The Nits, c’est un groupe hollandais, et c’est un groupe que jusqu’à hier soir je ne connaissais pas. Et, comme beaucoup je crois, c’est un groupe que j’ai découvert grâce à cet album, Urk, sorti en 89, 2h de concert, 29 morceaux, d’Utrecht à Moscou.
Faut dire que c’est un groupe curieux. Encensé par la critique, ignoré par le public, comme souvent, et forcément ça interpelle, encore plus en 2023, à une époque de stagnation musicale où ledit public n’écoute plus que la même lavasse, morphale qu’il en est.
Donc je me suis aventuré en profane dans ce disque, ce qui est généralement déconseillé lorsqu’on aborde un album live, et pourtant, quelle aventure ! Dans Urk, on a à faire à une musique aux aspects pop, mais qui renferme une originalité précieuse. Au premier abord certes, c’est une musique très légère, pleine d’humour, aux sonorités joyeuses (An Eating house), aux mélodies travaillées, et finalement assez abordable.
D’ailleurs, ils touchent ces bataves, p*tain ! Ils ont un sens de la mélodie fabuleux (The Skaters), une maîtrise de leurs instruments et un usage intelligent de ceux-ci (Slip of the Tongue ; A Touch of Henry Moore), et ils parviennent à s’éloigner des codes anglo-saxons pour produire une sonorité très européenne (The Panorama Man).
Pourtant on a une vraie proposition artistique, avec des expérimentations sonores et une liberté maline et franchement bienvenue (sur Telephone Song par exemple, avec ces solos fêlés, ces cymbales qui évoquent une friture sur la ligne, ce côté presque publicitaire, c’est bien vu).
Mais The Nits peuvent aussi être mélancoliques (et ça colle bien à la voix de Henk Hofstede, qui me fait beaucoup penser à celle d’Adrian Borland de The Sound). The Swimmer est une parfaite rétrospective onirique, rappel de l’enfance. Je ne suis pas freudien, mais le groupe parvient bien à y faire passer le surréalisme des rêves récurrents, la teinte d’une certaine tristesse, plongée dans les souvenirs décrépis de l’enfance, poursuivie juste après par la chanson The House, et ce temps qui passe, et qui ne peut laisser l’auditeur insensible. Le triptyque The House, The Swimmer et Two Skaters forment pour moi un point d’orgue émotionnel et musical très réussi.
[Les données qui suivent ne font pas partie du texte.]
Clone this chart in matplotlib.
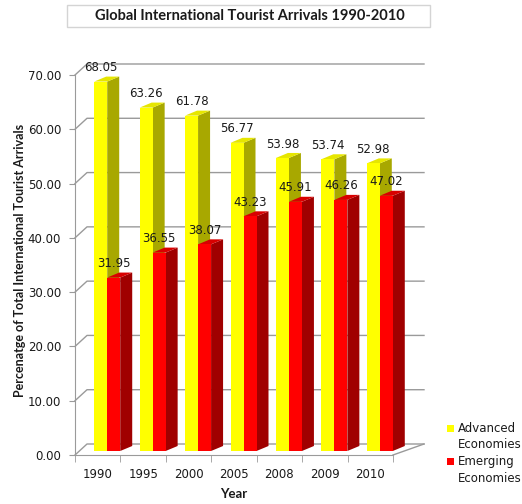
import numpy as np
import matplotlib
matplotlib.use("Agg")
import matplotlib.pyplot as plt
from matplotlib.patches import Polygon, Rectangle

years = ["1990", "1995", "2000", "2005", "2008", "2009", "2010"]
advanced = [68.05, 63.26, 61.78, 56.77, 53.98, 53.74, 52.98]
emerging = [31.95, 36.55, 38.07, 43.23, 45.91, 46.26, 47.02]
y_ticks = [0, 10, 20, 30, 40, 50, 60, 70]
series_names = ["Advanced\nEconomies", "Emerging\nEconomies"]

W, H = 522, 504
fig = plt.figure(figsize=(W / 100, H / 100), dpi=100)
fig.patch.set_facecolor("white")

# front plane of the 3d box, in pixels
ax_l, ax_r, ax_b, ax_t = 75, 393, 455, 75
ax = fig.add_axes([ax_l / W, 1 - ax_b / H, (ax_r - ax_l) / W, (ax_b - ax_t) / H])
ax.set_xlim(-0.5, len(years) - 0.5)
ax.set_ylim(0, 70)
ax.patch.set_alpha(0)

px_x = (ax_r - ax_l) / len(years)   # pixels per category
px_y = (ax_b - ax_t) / 70.0         # pixels per unit

grid_c = "#9a9a9a"
x = np.arange(len(years))

# back wall + floor (perspective: left shifts 12px, right 31px, up 11px)
left_dx, right_dx, back_dy = 12 / px_x, 31 / px_x, 11 / px_y
x0, x1 = -0.5, len(years) - 0.5
for v in y_ticks:
    ax.plot([x0, x0 + left_dx, x1 + right_dx], [v, v + back_dy, v + back_dy],
            color=grid_c, lw=1, clip_on=False, zorder=1)
ax.plot([x1, x1 + right_dx], [0, back_dy], color=grid_c, lw=1, clip_on=False, zorder=1)

# bars
bar_w = 13 / px_x
off_adv = -3.5 / px_x
off_emg = off_adv + bar_w
d_dx, d_dy = 12 / px_x, 5 / px_y
base = 4 / px_y

faces = {
    "adv": ("#ffff00", "#e6e600", "#a8a800"),
    "emg": ("#ff0000", "#d80000", "#a00000"),
}


def draw_bar(xl, val, cols):
    front, top, side = cols
    xr = xl + bar_w
    yt = base + val
    ax.add_patch(Polygon([(xr, base), (xr + d_dx, base + d_dy), (xr + d_dx, yt + d_dy), (xr, yt)],
                         closed=True, facecolor=side, edgecolor="none", clip_on=False, zorder=3))
    ax.add_patch(Polygon([(xl, yt), (xr, yt), (xr + d_dx, yt + d_dy), (xl + d_dx, yt + d_dy)],
                         closed=True, facecolor=top, edgecolor="none", clip_on=False, zorder=3))


for i in range(len(years)):
    draw_bar(x[i] + off_adv, advanced[i], faces["adv"])
    ax.bar(x[i] + off_adv, advanced[i], width=bar_w, bottom=base, align="edge",
           color=faces["adv"][0], zorder=3)
    draw_bar(x[i] + off_emg, emerging[i], faces["emg"])
    ax.bar(x[i] + off_emg, emerging[i], width=bar_w, bottom=base, align="edge",
           color=faces["emg"][0], zorder=3)

num_font = dict(family="DejaVu Sans", size=8.5, color="#1a1a1a")
for i in range(len(years)):
    ax.annotate(f"{advanced[i]:.2f}", (x[i] + off_adv + bar_w / 2, base + advanced[i]),
                xytext=(0, 10), textcoords="offset points", ha="center", va="center",
                zorder=10, annotation_clip=False, **num_font)
    ax.annotate(f"{emerging[i]:.2f}", (x[i] + off_emg + bar_w / 2, base + emerging[i]),
                xytext=(0, 10), textcoords="offset points", ha="center", va="center",
                zorder=10, annotation_clip=False, **num_font)

# axes
for s in ["top", "right"]:
    ax.spines[s].set_visible(False)
for s in ["left", "bottom"]:
    ax.spines[s].set_color(grid_c)
ax.set_yticks(y_ticks)
ax.set_yticklabels([f"{v:.2f}" for v in y_ticks], **num_font)
ax.set_xticks(x)
ax.set_xticklabels(years, **num_font)
ax.set_xticks(np.arange(len(years) + 1) - 0.5, minor=True)
ax.tick_params(axis="x", which="major", length=0, pad=9)
ax.tick_params(axis="x", which="minor", length=5, color=grid_c)
ax.tick_params(axis="y", length=4, color=grid_c, pad=6)

lab_font = dict(family="Lato", weight="bold", size=9.5, color="#1a1a1a")
ax.set_xlabel("Year", **lab_font)
ax.xaxis.set_label_coords(0.5, -(494 - ax_b) / (ax_b - ax_t), transform=ax.transAxes)
ax.xaxis.label.set_va("center")
ax.set_ylabel("Percenatge of Total International Tourist Arrivals", family="Lato",
              weight="bold", size=9, color="#1a1a1a")
ax.yaxis.set_label_coords(-(ax_l - 20) / (ax_r - ax_l), (ax_b - 260) / (ax_b - ax_t))
ax.yaxis.label.set_va("center")

# title box
fig.add_artist(Rectangle((67 / W, 1 - 27 / H), 363 / W, 22 / H, transform=fig.transFigure,
                         facecolor="white", edgecolor="#d4d4d4", lw=1))
fig.text(250 / W, 1 - 16 / H, "Global International Tourist Arrivals 1990-2010",
         ha="center", va="center", family="Lato", weight="bold", size=10.5, color="#1a1a1a")

# legend
for name, col, ty in zip(series_names, ["#ffff00", "#ff0000"], [428, 461]):
    fig.add_artist(Rectangle((447 / W, 1 - (ty + 3.5) / H), 7 / W, 7 / H,
                             transform=fig.transFigure, facecolor=col, edgecolor="none"))
    first, second = name.split("\n")
    fig.text(458 / W, 1 - ty / H, first, ha="left", va="center", **num_font)
    fig.text(458 / W, 1 - (ty + 17) / H, second, ha="left", va="center", **num_font)

fig.savefig("out.png", dpi=100)
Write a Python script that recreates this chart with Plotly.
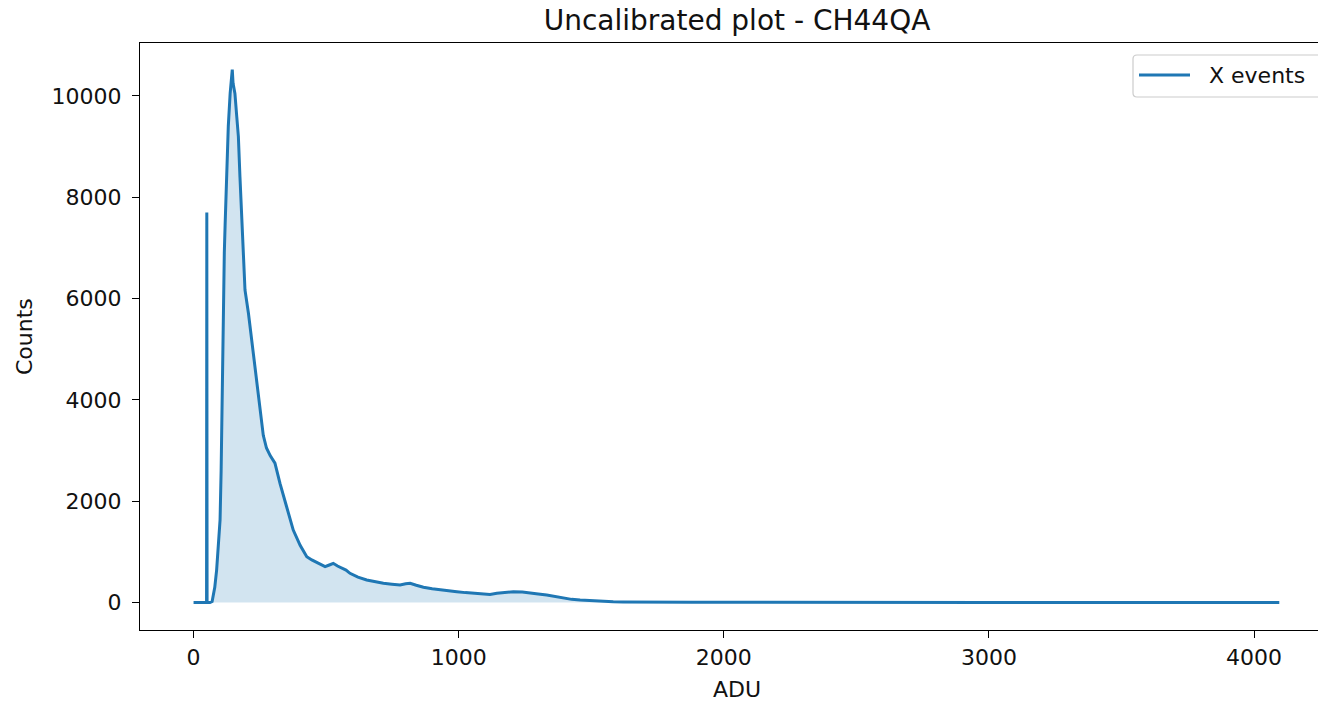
import plotly.graph_objects as go

# Histogram of X events (ADU channel -> counts), sampled along the spectrum
adu = [0, 20, 40, 48, 49, 50, 51, 55, 62, 70, 74, 80, 87, 93, 100, 104, 106,
       108, 110, 112, 116, 119, 125, 131, 138, 143, 146, 149, 153, 156, 163,
       169, 175, 182, 188, 194, 207, 219, 232, 244, 251, 257, 263, 275, 289,
       307, 326, 351, 376, 402, 427, 446, 465, 480, 496, 512, 527, 543, 559,
       575, 590, 620, 653, 685, 716, 748, 779, 800, 817, 840, 867, 900, 930,
       960, 993, 1025, 1055, 1081, 1118, 1144, 1175, 1206, 1240, 1269, 1300,
       1332, 1363, 1395, 1426, 1458, 1490, 1521, 1552, 1583, 1620, 1650, 1709,
       1760, 1820, 1880, 1950, 2000, 2050, 2100, 2200, 2500, 3000, 3500, 4095]
counts = [0, 0, 0, 0, 0, 7700, 0, 0, 0, 20, 110, 300, 640, 1100, 1630, 2600,
          3400, 4130, 4930, 6110, 6900, 7450, 8700, 9400, 10050, 10400, 10520,
          10250, 10150, 10050, 9590, 9200, 8400, 7500, 6600, 6170, 5710, 5180,
          4720, 4195, 3850, 3560, 3300, 3050, 2900, 2750, 2350, 1890, 1430,
          1130, 905, 840, 790, 760, 707, 740, 773, 720, 675, 640, 576, 500,
          444, 410, 379, 360, 345, 370, 379, 340, 300, 270, 247, 230, 213,
          195, 182, 182, 160, 182, 195, 213, 205, 193, 170, 148, 115, 83, 62,
          49, 38, 30, 22, 16, 12, 10, 10, 8, 8, 6, 6, 5, 4, 3, 2, 1, 0, 0, 0]

# Region of interest that is shaded under the curve
roi_start, roi_end = 62, 2000

x_ticks = [0, 1000, 2000, 3000, 4000]
y_ticks = [0, 2000, 4000, 6000, 8000, 10000]

title_text = "Uncalibrated plot - CH44QA"
x_label = "ADU"
y_label = "Counts"
series_name = "X events"

blue = "#1f77b4"
font_family = "DejaVu Sans, Liberation Sans, sans-serif"
text_size = 22

W, H = 1318, 703
ML, MR, MT, MB = 140, 0, 43, 73
PW, PH = W - ML - MR, H - MT - MB


def px_x(p):
    return (p - ML) / PW


def px_y(p):
    return (H - MB - p) / PH


roi_x = [a for a in adu if roi_start <= a <= roi_end]
roi_y = [c for a, c in zip(adu, counts) if roi_start <= a <= roi_end]

fig = go.Figure()
fig.add_trace(go.Scatter(
    x=roi_x, y=roi_y, mode="lines", fill="tozeroy",
    fillcolor="rgba(31,119,180,0.2)", line=dict(width=0, color=blue),
    showlegend=False, hoverinfo="skip"))
fig.add_trace(go.Scatter(
    x=adu, y=counts, mode="lines", name=series_name,
    line=dict(color=blue, width=3), showlegend=False))

axis_common = dict(
    showgrid=False, zeroline=False, showline=True, linecolor="black",
    linewidth=1.3, ticks="outside", ticklen=7, tickwidth=1.3,
    tickcolor="black",
    tickfont=dict(family=font_family, size=text_size, color="#111"),
)

fig.update_xaxes(range=[-202, 4241], tickvals=x_ticks,
                 ticktext=[str(v) for v in x_ticks], mirror=True,
                 **axis_common)
fig.update_yaxes(range=[-543, 11046], tickvals=y_ticks,
                 ticktext=[str(v) for v in y_ticks], mirror=False,
                 ticklabelstandoff=6, **axis_common)

# Legend box (rounded) with sample line and label
lx0, lx1, ly0, ly1, r = 1133, 1340, 55, 97, 4
path = (
    f"M {px_x(lx0 + r)},{px_y(ly0)} L {px_x(lx1)},{px_y(ly0)} "
    f"L {px_x(lx1)},{px_y(ly1)} L {px_x(lx0 + r)},{px_y(ly1)} "
    f"Q {px_x(lx0)},{px_y(ly1)} {px_x(lx0)},{px_y(ly1 - r)} "
    f"L {px_x(lx0)},{px_y(ly0 + r)} "
    f"Q {px_x(lx0)},{px_y(ly0)} {px_x(lx0 + r)},{px_y(ly0)} Z"
)
fig.add_shape(type="path", path=path, xref="paper", yref="paper",
              line=dict(color="#cccccc", width=1.2), fillcolor="white",
              layer="above")
fig.add_shape(type="line", xref="paper", yref="paper",
              x0=px_x(1139), x1=px_x(1190), y0=px_y(75), y1=px_y(75),
              line=dict(color=blue, width=3), layer="above")

fig.add_annotation(text=series_name, xref="paper", yref="paper",
                   x=px_x(1207), y=px_y(75), xanchor="left", yanchor="middle",
                   showarrow=False,
                   font=dict(family=font_family, size=text_size, color="#111"))

# Axis titles
fig.add_annotation(text=x_label, xref="paper", yref="paper",
                   x=px_x(737), y=px_y(689), xanchor="center",
                   yanchor="middle", showarrow=False,
                   font=dict(family=font_family, size=text_size, color="#111"))
fig.add_annotation(text=y_label, xref="paper", yref="paper",
                   x=px_x(25), y=px_y(337), xanchor="center",
                   yanchor="middle", textangle=-90, showarrow=False,
                   font=dict(family=font_family, size=text_size, color="#111"))

fig.update_layout(
    width=W, height=H,
    margin=dict(l=ML, r=MR, t=MT, b=MB, pad=0),
    paper_bgcolor="white", plot_bgcolor="white",
    title=dict(text=title_text, x=px_x(737), xref="paper", xanchor="center",
               y=1 - 20 / H, yref="container", yanchor="middle",
               font=dict(family=font_family, size=28, color="#111")),
    showlegend=False,
)

fig.write_html("out.html")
Et au-delà de la cohérence des chansons, l’album nous plonge dans une vraie ambiance intimiste, avec un magnifique usage de l’espace (Red Tape), du silence aussi (The Mask, Home Before Dark). Sans doute l'album a-t-il été enregistré dans des salles moyennes, avec un public attentif et convaincu, dans un moment de partage précieux.
Le seul point noir, c’est peut-être que certains sons produits par les synthés numériques ont mal vieillis, mais je trouve que c’est ce qui donne le charme à cet album, puisque ça colle bien à la thématique des souvenirs, de l’enfance, et de ce temps qui passe, évoqué au long de l’album.
Véritable mystère que la confidentialité de ce groupe. Peut-être ont-ils voulu pousser trop loin les limites de la musique pop, quitte à demeurer ce trésor enfoui au sein des vastes plages néerlandaises. Et si c’était tant mieux ? Peut-être que croquer le fruit du succès les aurait éloigné de cette liberté et cette proposition artistique, qui sait ? Peut-être n'aurait on jamais eu cet intimisme si bienvenu ? Il n’empêche que cette pépite mérite, aujourd’hui, d’être appréciée de tout mélomane.